Париж — этот самый мощный и бурный, этот самый, казалось бы, открытый и все же самый непостижимый из городов Европы — избрал Верхарн своим местожительством. Он любил напряженное, бодрое биение жизни и потому сделал этот самый городской из всех городов резиденцией общечеловеческой, современной части своего я. Он проводил там полгода, с осени до весны, живя на окраине, но всеми чувствами постоянно обитая в самом сердце города. Эти полгода Верхарн был гражданином мира, одним из современных модернизированных европейцев. Зато вторую половину года он был фламандцем, прирожденным жителем деревни, простым крестьянином, отшельником и целиком принадлежал природе. Тот, кто встречался с ним только в Париже, знал только одну сторону его жизни — духовную, интеллектуальную, европейскую; и лишь тот, кто видел поэта у него на родине, на принадлежащем ему клочке земли, в его саду, в его домике, знал его по-настоящему. Поэтому каждый, кто хотел узнать его до конца, — должен был увидеть его в тиши уединения, среди родных ему полей Кэйу-ки-бик.[6]
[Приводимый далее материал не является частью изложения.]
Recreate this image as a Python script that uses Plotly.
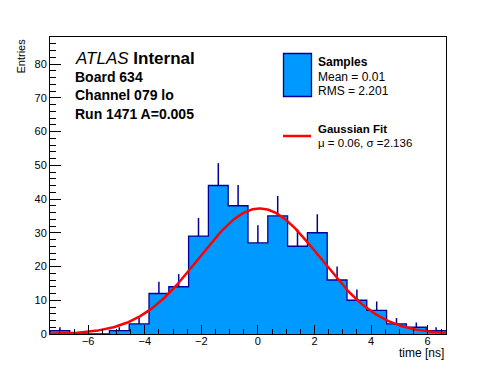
import numpy as np
import plotly.graph_objects as go

# ---- data ----
bin_centers = [-7.0, -6.3, -5.6, -4.9, -4.2, -3.5, -2.8, -2.1, -1.4, -0.7,
               0.0, 0.7, 1.4, 2.1, 2.8, 3.5, 4.2, 4.9, 5.6, 6.3]
counts = [1, 0, 0, 1, 3, 12, 14, 29, 44, 38,
          27, 35, 26, 30, 16, 10, 7, 3, 2, 1]
bin_width = 0.7
x_range = [-7.35, 6.65]
y_range = [0, 88]
fit_mu = 0.06
fit_sigma = 2.136
fit_amp = 37.2
x_ticks = [-6, -4, -2, 0, 2, 4, 6]
y_ticks = [0, 10, 20, 30, 40, 50, 60, 70, 80]

FILL = "#0099ff"
EDGE = "#000099"
FONT = "Liberation Sans, Arial, Helvetica, sans-serif"

c = np.array(counts, dtype=float)
centers = np.array(bin_centers)
edges = np.append(centers - bin_width / 2, centers[-1] + bin_width / 2)

fig = go.Figure()
fig.add_trace(go.Bar(x=centers, y=c, width=bin_width, marker=dict(color=FILL, line=dict(width=0)),
                     showlegend=False, hoverinfo="skip"))
fig.add_trace(go.Scatter(x=centers, y=c, mode="markers", marker=dict(size=0.1, color=EDGE),
                         error_y=dict(type="data", array=np.sqrt(c), arrayminus=np.zeros_like(c),
                                      symmetric=False, width=0, thickness=1.5, color=EDGE),
                         showlegend=False, hoverinfo="skip"))
step_x = np.concatenate([[edges[0]], edges])
step_y = np.concatenate([[0], c, [c[-1]]])
fig.add_trace(go.Scatter(x=step_x, y=step_y, mode="lines", line=dict(shape="hv", color=EDGE, width=1.3),
                         showlegend=False, hoverinfo="skip"))
xf = np.linspace(x_range[0], x_range[1], 400)
yf = fit_amp * np.exp(-0.5 * ((xf - fit_mu) / fit_sigma) ** 2)
fig.add_trace(go.Scatter(x=xf, y=yf, mode="lines", line=dict(color="#ff0000", width=2.5),
                         showlegend=False, hoverinfo="skip"))

fig.update_layout(
    width=496, height=372,
    margin=dict(l=50, r=50, t=37, b=38),
    paper_bgcolor="white", plot_bgcolor="white",
    bargap=0, showlegend=False,
    font=dict(family=FONT, color="black", size=10),
)
fig.update_xaxes(range=x_range, tickvals=x_ticks, ticks="inside", ticklen=9, tickwidth=1,
                 tickcolor="black", showline=True, linecolor="black", linewidth=1, mirror=True,
                 showgrid=False, zeroline=False, tickfont=dict(size=11, family=FONT),
                 ticklabelstandoff=-3,
                 minor=dict(dtick=0.5, tick0=0, ticks="inside", ticklen=5, tickcolor="black", showgrid=False))
fig.update_yaxes(range=y_range, tickvals=y_ticks, ticks="inside", ticklen=11, tickwidth=1,
                 tickcolor="black", showline=True, linecolor="black", linewidth=1, mirror=True,
                 showgrid=False, zeroline=False, tickfont=dict(size=11, family=FONT),
                 minor=dict(dtick=2, tick0=0, ticks="inside", ticklen=6, tickcolor="black", showgrid=False))

def px2paper_x(px):
    return (px - 50) / 396.0

def px2paper_y(py):
    return (334 - py) / 297.0

ann = []
def add_text(txt, px, py, size, xanchor="left"):
    ann.append(dict(text=txt, x=px2paper_x(px), y=px2paper_y(py), xref="paper", yref="paper",
                    xanchor=xanchor, yanchor="middle", showarrow=False,
                    font=dict(size=size, family=FONT, color="black")))

add_text("<i>ATLAS</i> <b>Internal</b>", 73, 58, 17)
add_text("<b>Board 634</b>", 73, 76.5, 14)
add_text("<b>Channel 079 lo</b>", 73, 95, 14)
add_text("<b>Run 1471 A=0.005</b>", 73, 113.5, 14)
add_text("<b>Samples</b>", 316, 61.5, 12)
add_text("Mean = 0.01", 316, 77, 12)
add_text("RMS = 2.201", 316, 90.5, 12)
add_text("<b>Gaussian Fit</b>", 316, 129, 11.5)
add_text("\u03bc = 0.06, \u03c3 =2.136", 316, 142.5, 11.5)
add_text("time [ns]", 446, 353, 12, xanchor="right")
ann.append(dict(text="Entries", x=px2paper_x(20), y=px2paper_y(37), xref="paper", yref="paper",
                xanchor="center", yanchor="top", textangle=-90, showarrow=False,
                font=dict(size=11, family=FONT, color="black")))
fig.update_layout(annotations=ann)

fig.update_layout(shapes=[
    dict(type="rect", xref="paper", yref="paper", x0=px2paper_x(283.5), x1=px2paper_x(311.5),
         y0=px2paper_y(96.5), y1=px2paper_y(53.5), fillcolor=FILL, line=dict(color=EDGE, width=1.3)),
    dict(type="line", xref="paper", yref="paper", x0=px2paper_x(283), x1=px2paper_x(311),
         y0=px2paper_y(136), y1=px2paper_y(136), line=dict(color="#ff0000", width=2.5)),
])

fig.write_html("out.html", config={"displayModeBar": False, "staticPlot": True},
               post_script="document.body.style.margin='0';document.body.style.padding='0';")
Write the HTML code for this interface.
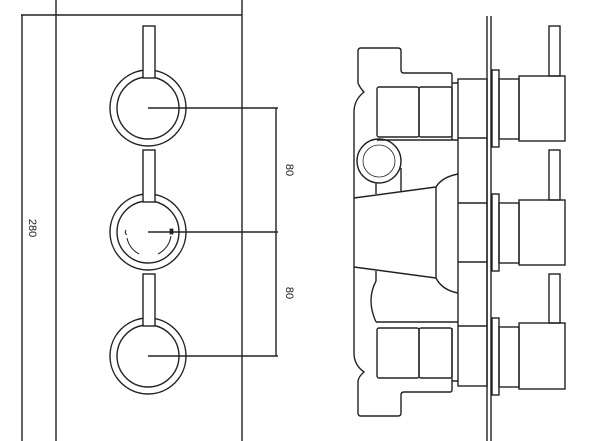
<!DOCTYPE html>
<html><head><style>html,body{margin:0;padding:0;background:#fff;width:600px;height:441px;overflow:hidden}</style></head>
<body>
<svg width="600" height="441" viewBox="0 0 600 441" xmlns="http://www.w3.org/2000/svg" fill="none" stroke="#222" stroke-width="1.4">
<!-- left view -->
<line x1="56" y1="0" x2="56" y2="441"/>
<line x1="242" y1="0" x2="242" y2="441"/>
<line x1="21" y1="15" x2="242" y2="15"/>
<line x1="22" y1="15" x2="22" y2="441"/>
<g>
<circle cx="148" cy="108" r="38"/><circle cx="148" cy="108" r="31"/>
<rect x="143" y="26" width="12" height="52" fill="#fff"/>
<circle cx="148" cy="232" r="38"/><circle cx="148" cy="232" r="31"/>
<rect x="143" y="150" width="12" height="52" fill="#fff"/>
<circle cx="148" cy="356" r="38"/><circle cx="148" cy="356" r="31"/>
<rect x="143" y="274" width="12" height="52" fill="#fff"/>
<path d="M127 238 A24 24 0 0 0 139 254" stroke-width="1"/>
<path d="M171 236 A24 24 0 0 1 158 254" stroke-width="1"/>
<path d="M126 230 q-2 3 1 5" stroke-width="1"/>
<rect x="170" y="229" width="3" height="5" fill="#222" stroke-width="0.8"/>
<line x1="148" y1="108" x2="278" y2="108"/>
<line x1="148" y1="232" x2="278" y2="232"/>
<line x1="148" y1="356" x2="278" y2="356"/>
<line x1="276" y1="108" x2="276" y2="356"/>
</g>
<g font-family="Liberation Sans, sans-serif" font-size="11" fill="#222" stroke="none">
<text transform="translate(286,170) rotate(90)" text-anchor="middle">80</text>
<text transform="translate(286,293) rotate(90)" text-anchor="middle">80</text>
<text transform="translate(29,228) rotate(90)" text-anchor="middle">280</text>
</g>
<!-- right view -->
<line x1="487" y1="16" x2="487" y2="441"/><line x1="491" y1="16" x2="491" y2="441"/>
<g>
<rect x="492" y="70" width="7" height="77"/><rect x="499" y="79" width="20" height="60"/><rect x="519" y="76" width="46" height="65"/><rect x="549" y="26" width="11" height="50"/>
<rect x="492" y="194" width="7" height="77"/><rect x="499" y="203" width="20" height="60"/><rect x="519" y="200" width="46" height="65"/><rect x="549" y="150" width="11" height="50"/>
<rect x="492" y="318" width="7" height="77"/><rect x="499" y="327" width="20" height="60"/><rect x="519" y="323" width="46" height="66"/><rect x="549" y="274" width="11" height="49"/>
</g>
<rect x="458" y="79" width="29" height="307"/>
<line x1="458" y1="138" x2="487" y2="138"/>
<line x1="458" y1="203" x2="487" y2="203"/>
<line x1="458" y1="262" x2="487" y2="262"/>
<line x1="458" y1="326" x2="487" y2="326"/>
<path d="M452 83 H458 M452 381 H458"/>
<path d="M452 140 V75 Q452 73 450 73 H404 Q401 73 401 70 V51 Q401 48 398 48 H361 Q358 48 358 51 V83 Q360 88 364 92 Q354 100 354 112 V353 Q354 365 364 372 Q358 377 358 382 V413 Q358 416 361 416 H398 Q401 416 401 413 V395 Q401 392 404 392 H450 Q452 392 452 390 V328"/>
<rect x="377" y="87" width="42" height="50" rx="2"/><rect x="419" y="87" width="33" height="50" rx="2"/>
<rect x="377" y="328" width="42" height="50" rx="2"/><rect x="419" y="328" width="33" height="50" rx="2"/>
<line x1="377" y1="140" x2="458" y2="140"/>
<line x1="376" y1="322" x2="458" y2="322"/>
<circle cx="379" cy="161" r="22"/><circle cx="379" cy="161" r="16" stroke-width="0.8"/>
<path d="M376 183 V194 M401 168 V191"/>
<path d="M354 198 L436 187 M354 267 L436 278 M436 187 V278"/>
<path d="M436 187 Q442 177 458 174 M436 278 Q442 290 458 293"/>
<path d="M376 271 V281 Q366 300 376 322"/>
</svg>
</body></html>
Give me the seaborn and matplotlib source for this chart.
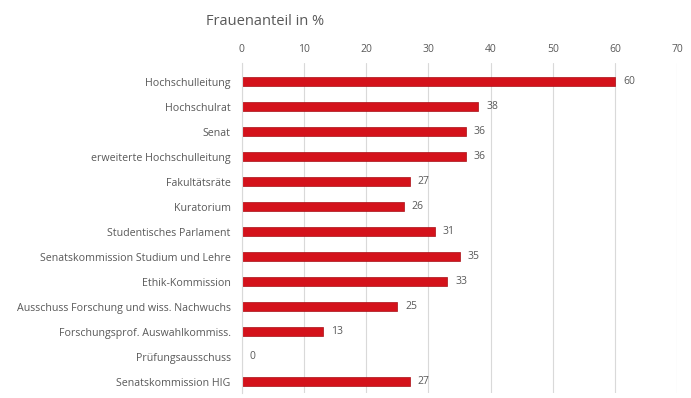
import matplotlib
matplotlib.use("Agg")
import matplotlib.pyplot as plt
import seaborn as sns
import pandas as pd

gremien = [
    "Hochschulleitung",
    "Hochschulrat",
    "Senat",
    "erweiterte Hochschulleitung",
    "Fakultätsräte",
    "Kuratorium",
    "Studentisches Parlament",
    "Senatskommission Studium und Lehre",
    "Ethik-Kommission",
    "Ausschuss Forschung und wiss. Nachwuchs",
    "Forschungsprof. Auswahlkommiss.",
    "Prüfungsausschuss",
    "Senatskommission HIG",
]
frauenanteil = [60, 38, 36, 36, 27, 26, 31, 35, 33, 25, 13, 0, 27]
x_ticks = [0, 10, 20, 30, 40, 50, 60, 70]

df = pd.DataFrame({"Gremium": gremien, "Anteil": frauenanteil})

sns.set_theme(style="white")
plt.rcParams["font.family"] = ["Open Sans", "DejaVu Sans"]

fig = plt.figure(figsize=(6.91, 3.98), dpi=100)
ax = fig.add_axes([0.350, 0.0126, 0.630, 0.829])

sns.barplot(data=df, x="Anteil", y="Gremium", orient="h", color="#d4121b",
            width=0.36, edgecolor="#a80f16", linewidth=0.5, ax=ax,
            saturation=1)

text_col = "#595959"
ax.set_xlim(0, 70)
ax.set_ylim(12.45, -0.75)
ax.set_xticks(x_ticks)
ax.xaxis.tick_top()
ax.tick_params(axis="x", length=0, labelsize=7.5, labelcolor=text_col, pad=6)
ax.tick_params(axis="y", length=0, labelsize=7.7, labelcolor=text_col, pad=8)
ax.set_xlabel("")
ax.set_ylabel("")
ax.grid(axis="x", color="#d9d9d9", linewidth=0.8)
ax.set_axisbelow(True)
for side in ["top", "right", "bottom"]:
    ax.spines[side].set_visible(False)
ax.spines["left"].set_color("#d9d9d9")
ax.spines["left"].set_linewidth(0.8)

for i, v in enumerate(frauenanteil):
    ax.text(v + 1.3, i, f"{v}", va="center", ha="left", fontsize=7.5,
            color=text_col)

fig.text(0.384, 0.945, "Frauenanteil in %", ha="center", va="center",
         fontsize=10.5, color=text_col)

fig.savefig("out.png", dpi=100, facecolor="white")
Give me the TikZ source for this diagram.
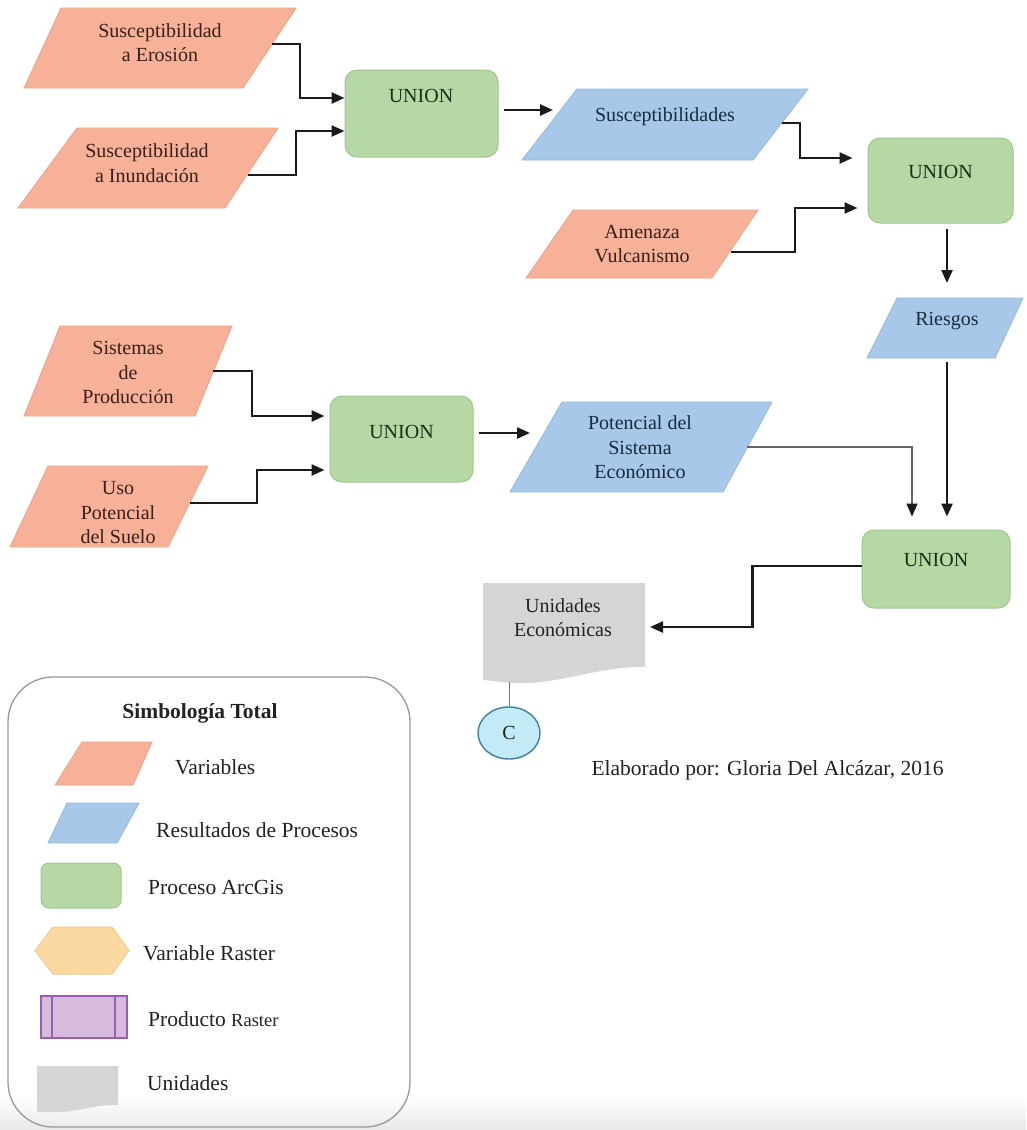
\documentclass[tikz,border=0pt]{standalone}
\usepackage{fontspec}
\setmainfont{Liberation Serif}
\usetikzlibrary{arrows.meta,shapes.geometric}

\definecolor{varfill}{HTML}{F6B198}
\definecolor{vardraw}{HTML}{EDA286}
\definecolor{resfill}{HTML}{A8C8EA}
\definecolor{resdraw}{HTML}{95B6DC}
\definecolor{procfill}{HTML}{B6D8A4}
\definecolor{procdraw}{HTML}{9DC78B}
\definecolor{docfill}{HTML}{D5D5D5}
\definecolor{hexfill}{HTML}{FDD9A2}
\definecolor{hexdraw}{HTML}{F4C88C}
\definecolor{rasfill}{HTML}{D8BADB}
\definecolor{rasdraw}{HTML}{9A5DB4}
\definecolor{conn}{HTML}{1A1A1A}
\definecolor{circfill}{HTML}{C2EAF7}
\definecolor{circdraw}{HTML}{3F7F9E}
\definecolor{txtvar}{HTML}{3A1F18}
\definecolor{txtres}{HTML}{1A2A3E}
\definecolor{txtproc}{HTML}{183018}
\definecolor{txtgen}{HTML}{222222}

% parallelogram: style, top-left x, top-right x, top y, bottom-left x, bottom-right x, bottom y
\newcommand{\pgram}[7]{\path[#1] (#2,#4) -- (#3,#4) -- (#6,#7) -- (#5,#7) -- cycle;}

\begin{document}
\begin{tikzpicture}[x=1pt,y=-1pt,
  every node/.style={inner sep=0pt},
  var/.style={fill=varfill, draw=vardraw, line width=0.8pt},
  res/.style={fill=resfill, draw=resdraw, line width=0.8pt},
  proc/.style={rectangle, rounded corners=12pt, fill=procfill, draw=procdraw, line width=1pt},
  lbl/.style={font=\fontsize{20}{24.5}\selectfont, align=center},
  vlbl/.style={lbl, text=txtvar},
  rlbl/.style={lbl, text=txtres},
  plbl/.style={lbl, text=txtproc},
  leg/.style={font=\fontsize{21.5}{26}\selectfont, text=txtgen, anchor=west},
  arr/.style={draw=conn, line width=2.4pt, -{Triangle[length=13pt,width=11pt]}},
  thinarr/.style={draw=black!60, line width=1.4pt, -{Triangle[length=13pt,width=11pt]}, arrows={[color=conn]}},
  docshape/.style={fill=docfill},
]
\useasboundingbox (0,0) rectangle (1026,1130);
\fill[white] (0,0) rectangle (1026,1130);
\shade[top color=white, bottom color=black!9] (0,1096) rectangle (1026,1130);

% ---------- inputs and results ----------
\pgram{var}{61}{296}{8}{24}{243}{88}
\node[vlbl] (ero) at (160,42.5) {Susceptibilidad\\a Erosión};
\pgram{var}{77}{278}{128}{18}{225}{208}
\node[vlbl] (inu) at (147,163) {Susceptibilidad\\a Inundación};
\pgram{res}{577}{808}{89}{522}{753}{160}
\node[rlbl] (sus) at (665,117) {Susceptibilidades};
\pgram{var}{573}{758}{210}{526}{712}{278}
\node[vlbl] (ame) at (642,244) {Amenaza\\Vulcanismo};
\pgram{res}{897}{1023}{298}{867}{995}{358}
\node[rlbl] (ries) at (947,321) {Riesgos};
\pgram{var}{60}{232}{326}{24}{195}{416}
\node[vlbl] (sis) at (128,372.5) {Sistemas\\de\\Producción};
\pgram{var}{48}{208}{466}{10}{168}{547}
\node[vlbl] (uso) at (118,513) {Uso\\Potencial\\del Suelo};
\pgram{res}{562}{772}{402}{510}{723}{492}
\node[rlbl] (pot) at (640,447.5) {Potencial del\\Sistema\\Económico};

% ---------- processes ----------
\node[proc, minimum width=153pt, minimum height=87pt] (u1) at (421.5,113.5) {};
\node[plbl] (u1t) at (421,96) {UNION};
\node[proc, minimum width=145pt, minimum height=85pt] (u2) at (940.5,180.5) {};
\node[plbl] (u2t) at (940.5,171.5) {UNION};
\node[proc, minimum width=143pt, minimum height=86pt] (um) at (401.5,439) {};
\node[plbl] (umt) at (401.5,431.5) {UNION};
\node[proc, minimum width=148pt, minimum height=78pt] (u3) at (936,569) {};
\node[plbl] (u3t) at (936,560) {UNION};

% ---------- output document ----------
\path[docshape] (483,583) -- (645,583) -- (645,667)
  .. controls (600,666) and (560,684) .. (520,683)
  .. controls (505,683) and (495,681) .. (483,680) -- cycle;
\node[lbl, text=txtgen] (unid) at (563,617.5) {Unidades\\Económicas};
\coordinate (unid-bot) at (509,682);
\node[ellipse, fill=circfill, draw=circdraw, line width=1.4pt,
      minimum width=62pt, minimum height=52pt,
      font=\fontsize{20}{24}\selectfont, text=txtgen] (c) at (509,733) {C};
\draw[black!55, line width=1pt] (unid-bot) -- (c.north);

% ---------- connector end points on slanted edges ----------
\coordinate (ero-out) at (272,44);
\coordinate (inu-out) at (248,175);
\coordinate (sus-in) at (553,110);
\coordinate (sus-out) at (782,123);
\coordinate (ame-out) at (731,252);
\coordinate (ries-in) at (947,283);
\coordinate (ries-out) at (947,362);
\coordinate (sis-out) at (213,371);
\coordinate (uso-out) at (190,503);
\coordinate (pot-in) at (530,433);
\coordinate (pot-out) at (747,447);
\coordinate (unid-in) at (650,627);

% ---------- connectors ----------
\draw[arr] (ero-out) -- ++(28,0) |- ([yshift=15.5pt]u1.west);
\draw[arr] (inu-out) -- ++(48,0) |- ([yshift=-17.5pt]u1.west);
\draw[arr] ([xshift=5pt,yshift=3.5pt]u1.east) -- (sus-in);
\draw[arr] (sus-out) -- ++(18,0) |- ([xshift=-15pt,yshift=22.5pt]u2.west);
\draw[arr] (ame-out) -- ++(64,0) |- ([xshift=-10pt,yshift=-27.5pt]u2.west);
\draw[arr] ([xshift=6.5pt,yshift=-5pt]u2.south) -- (ries-in);
\draw[arr] (ries-out) -- ([xshift=11pt,yshift=13pt]u3.north);
\draw[arr] (sis-out) -- ++(39,0) |- ([xshift=-5pt,yshift=23pt]um.west);
\draw[arr] (uso-out) -- ++(67,0) |- ([xshift=-5pt,yshift=-31pt]um.west);
\draw[arr] ([xshift=5pt,yshift=6pt]um.east) -- (pot-in);
\draw[thinarr] (pot-out) -| ([xshift=-24pt,yshift=13pt]u3.north);
\draw[arr] ([yshift=3pt]u3.west) -- ++(-109,0) |- (unid-in);

% ---------- credit ----------
\node[font=\fontsize{21.5}{26}\selectfont, text=txtgen] (credit) at (767.5,770)
  {Elaborado por: Gloria Del Alcázar, 2016};

% ---------- legend ----------
\draw[black!40, line width=1.3pt, rounded corners=45pt] (8,677) rectangle (410,1127);
\node[font=\bfseries\fontsize{21.5}{26}\selectfont, text=txtgen] (legt) at (200,713) {Simbología Total};

\pgram{var}{82}{152}{742}{55}{133}{785}
\node[leg] (legvar) at (175,767) {Variables};
\pgram{res}{67}{139}{803}{48}{117}{843}
\node[leg] (legres) at (156,830) {Resultados de Procesos};
\path[fill=procfill, draw=procdraw, line width=1pt, rounded corners=8pt] (41,863) rectangle (121,908);
\node[leg] (legproc) at (148,887) {Proceso ArcGis};
\path[fill=hexfill, draw=hexdraw, line width=1pt]
  (35,950.5) -- (53,927) -- (112,927) -- (129,950.5) -- (112,974) -- (53,974) -- cycle;
\node[leg] (leghex) at (143,953) {Variable Raster};
\path[fill=rasfill, draw=rasdraw, line width=1.5pt] (41,996) rectangle (127,1038);
\draw[rasdraw, line width=1.5pt] (52,996) -- (52,1038) (115,996) -- (115,1038);
\node[leg] (legras) at (148,1019) {Producto {\fontsize{18.5}{22}\selectfont Raster}};
\path[docshape] (37,1066) -- (118,1066) -- (118,1105)
  .. controls (95,1104) and (75,1113) .. (55,1112) -- (37,1112) -- cycle;
\node[leg] (legdoc) at (147,1083) {Unidades};
\end{tikzpicture}
\end{document}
Кэйу-ки-бик — не городок, не село, не деревня, не поселок, даже не станция; самый нетерпеливый и любопытный человек не отыскал бы этого местечка без дружеской помощи поэта. Последняя железнодорожная станция находится в Ангро. Этот крохотный вокзальчик маленькой боковой ветки представляет собой не что иное, как перевернутый вверх тормашками товарный вагон с наклеенным на стенке расписанием. Пригородный поезд, следующий в Руазен, кроме тех случаев, когда надо высадить какого-нибудь крестьянина, здесь не останавливается, а только сбрасывает сумку с почтой. Это местечко, которое путаница железнодорожного расписания делает бесконечно далеким от всего мира, расположено в каких-нибудь четырех часах езды от Брюсселя, Лондона, Кельна, Парижа. Оно словно незримое сердце Европы.
Местечко, состоящее всего из четырех-пяти домишек, находится в самом крайнем углу Бельгии, почти на французской границе, и обязано своим странным названием маленькой местной достопримечательности — выступающему в виде навеса камню, который вообще возможно заметить лишь в такой равнинной местности. От прилегающего к станции поселка Ангр ведут две дороги: одна в Кьеврен, другая — в Валансьен, так что при желании можно позволить себе роскошь, выехав утром из Бельгии, провести день во Франции, а к вечеру снова вернуться домой. Насколько легки подобные переходы через границу, хорошо знают контрабандисты, ведущие оживленную торговлю кружевами и табаком. Их собаки с небольшими тюками на спине то и дело снуют по ночам туда и обратно; не менее хорошо известно это и жандармам, несущим службу на пограничных постах. И сколь мирной кажется жизнь Валлонской долины, столь же романтична эта скрытая суетня на ее границах. Верхарн рассказывал мне сотни пограничных историй, а в оставшихся после его смерти бумагах должен быть черновик написанной прозой драмы из жизни контрабандистов, которую он набросал, когда приехал в эти края. Он так и не закончил ее, все откладывая из года в год начатую работу, и этому первому опыту современной крестьянской трагедии в грубоватой, суровой манере нашего Шёнхера, суждено было остаться лишь фрагментом.